While Typhoon Falcon was raging outside, I was stuck in my warm, cozy palace called Philippine General Hospital. Taft Avenue was like a moat surrounding this colossal structure, so my 24-hour duty was relatively quiet and free from the barrage of patients invading the establishment. A marketplace - that's the usual scenario in this place. Yesterday, I spent half my time taking advantage of the fringe benefits my low-paying job affords - free internet.
Outside my window, I could see torrential rains pouring down the city. The sky was like an Emo over-acting lady who can't stop crying. She has been having her tantrums for the past 48 hours and she still hasn't stopped. I fear another Ondoy. I am a rain lover but I don't welcome another Ondoy. It's just too much.

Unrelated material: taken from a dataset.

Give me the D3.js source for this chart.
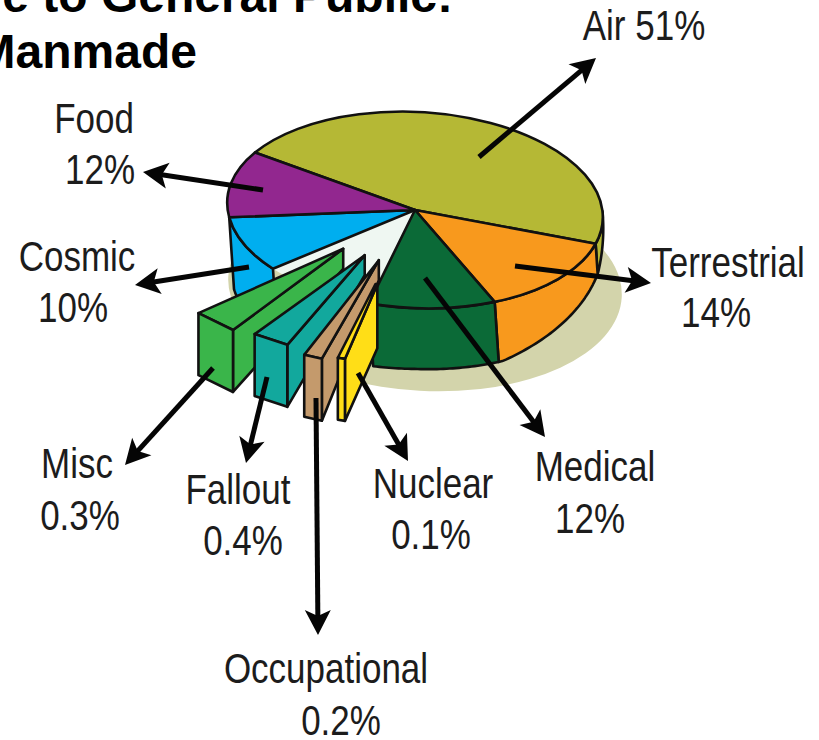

Last night, I had this rare chance of chatting with an old friend, His Royal Weirdness otherwise known as My Friend J of the McDreamy Fame. I haven't seen him for some time. But as mentioned before, in my previous entries, conversations with him are always better than anything I could ever think of. They're so good I had to avoid them.
Anyway, we talked about the rains, the beautiful inconsistencies of life, and the diverging paths of our inertia - his towards unstoppable restlessness and mine towards remaining still. Life has been good to both of us, I believe. Connections of this sort make me think of karma, or destiny, or unexplained phenomena that you'd rather leave unexplained.
Then I remember Ondoy. Storms come and go. Sometimes they come when you need them the most, to rid your life of certain unnecessary rubbish. Sometimes, they just come, for no reason at all.
Perhaps lightning strikes the same place twice. Thrice. Many more times. Perhaps storms follow the exact same path. Perhaps parallel lines meet in the end. Perhaps the things we avoid are the things we need, and the things that hurt us the most are the same things that keep us alive.